Libyan Prime Minister Abdul Hamid Dbeibah caused an outcry on Wednesday when he made what critics said were misogynistic comments about unmarried women.
At an event to celebrate a grant to the marriage fund in Tripoli, Mr Dbeibah said he wanted to “revitalise the market” for unmarried women to make the prospect of marriage more lucrative.
“Sometimes we give bonuses, especially for older women," he said.
Mr Dbeibah established the marital support fund to encourage Libyans to marry during a financial crisis that has emerged since the 2011 toppling of dictator Muammar Qaddafi and the subsequent civil war. He proposed in October to pay 40,000 Libyan dinars ($8,700) to each new Libyan couple upon marriage, to help start their life together.
The remarks sparked uproar online, with the hashtag “Libyan women are citizens, not a commodity” trending. Critics accused Mr Dbeibah of implying women were valuable only as prospects for marriage.
In a televised press conference on Thursday, Mr Dbeibah refused to apologise and defended himself against the widespread criticism, which he said came from “people residing outside Libya” and those “unfamiliar” with the Libyan culture and way of speaking.
Members of the Libyan Women’s Platform for Peace (LWPP), which advocates for the inclusion of women in the political process, said the interim prime minister should act like a “role model” for the people.
”Prime Minister [Dbeibah] whose mandate expired last week sees unmarried women as a commodity and market he could benevolently invest in to jump start it since women’s only goal in life is to marry or expire,” the LWPP’s Ayat Mneina said.

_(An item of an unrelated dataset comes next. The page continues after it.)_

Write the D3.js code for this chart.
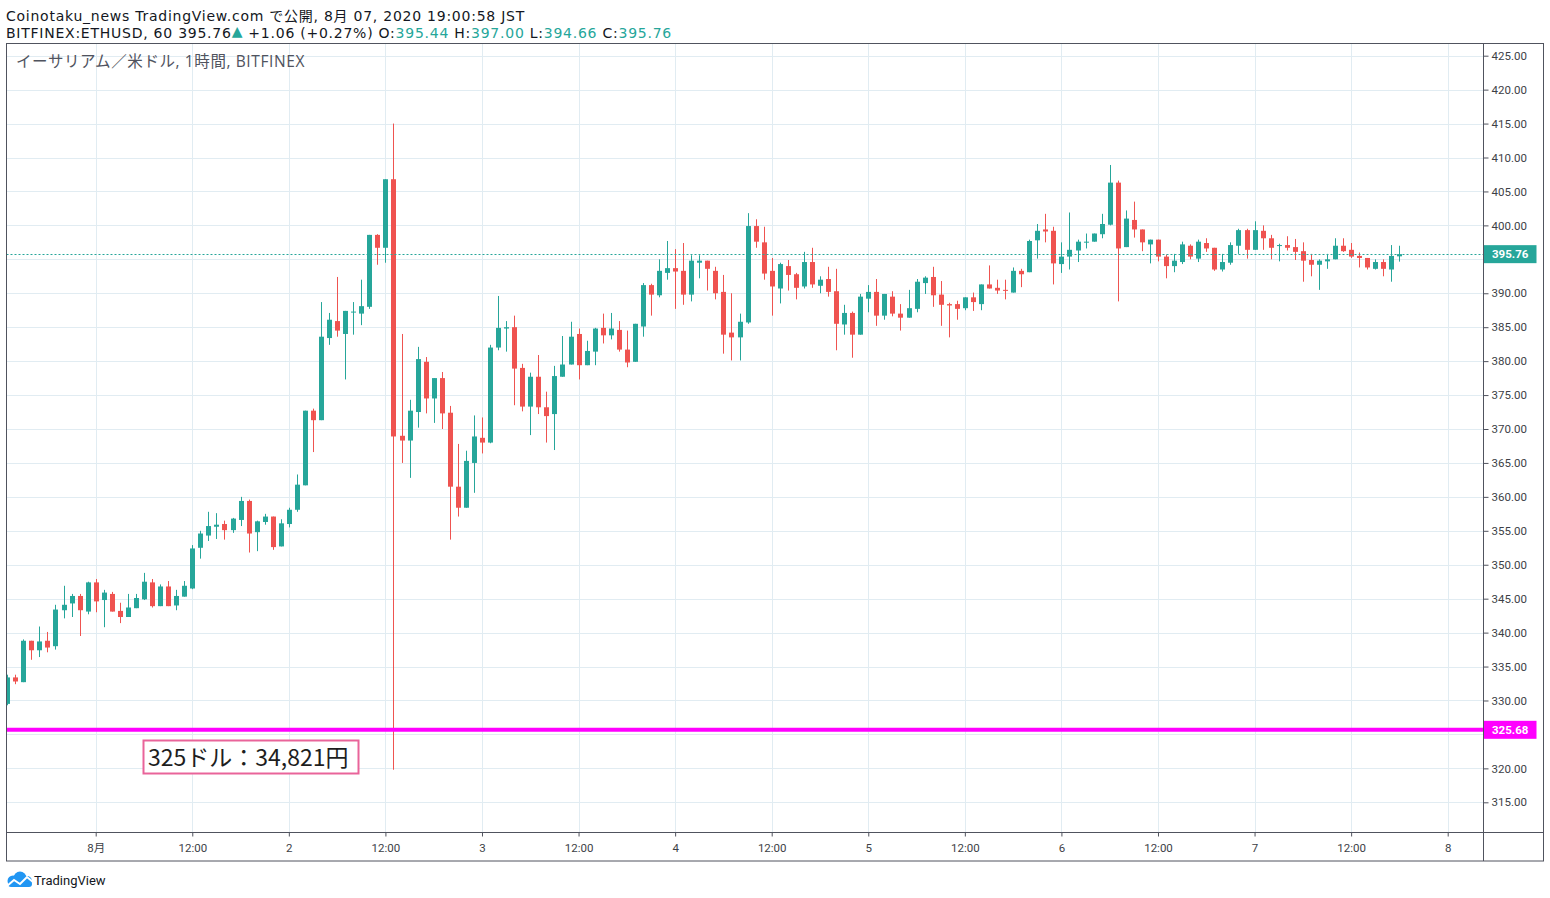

Others, like Zahra Langi, a member of the UN-backed Libyan Political Dialogue Forum to bring democracy to Libya, linked the perception of women as a commodity to the rampant corruption in the country.
“Political finances from corruption … transforms members of society into goods that can be bought and sold so that human relations are based on the trade of benefit and the consumption of values,“ she said.
Libyan journalist Huda Elsrari called for Mr Dbeibah to be prosecuted for insulting Libyan women.
“Immunity should be lifted [from Dbeibah] to forge a path for prosecuting him on the charge of insulting the Libyan woman and denying the values set forth by the constitution,“ she wrote on Twitter.
The mandate for Mr Dbeibah’s interim government was scheduled to expire on December 24 with presidential elections that were delayed after disputes over the final list of candidates.
The electoral commission responsible for overseeing the vote recommended January 24 as a new date but the Tobruk-based parliament suggested waiting longer until the country achieves political stability.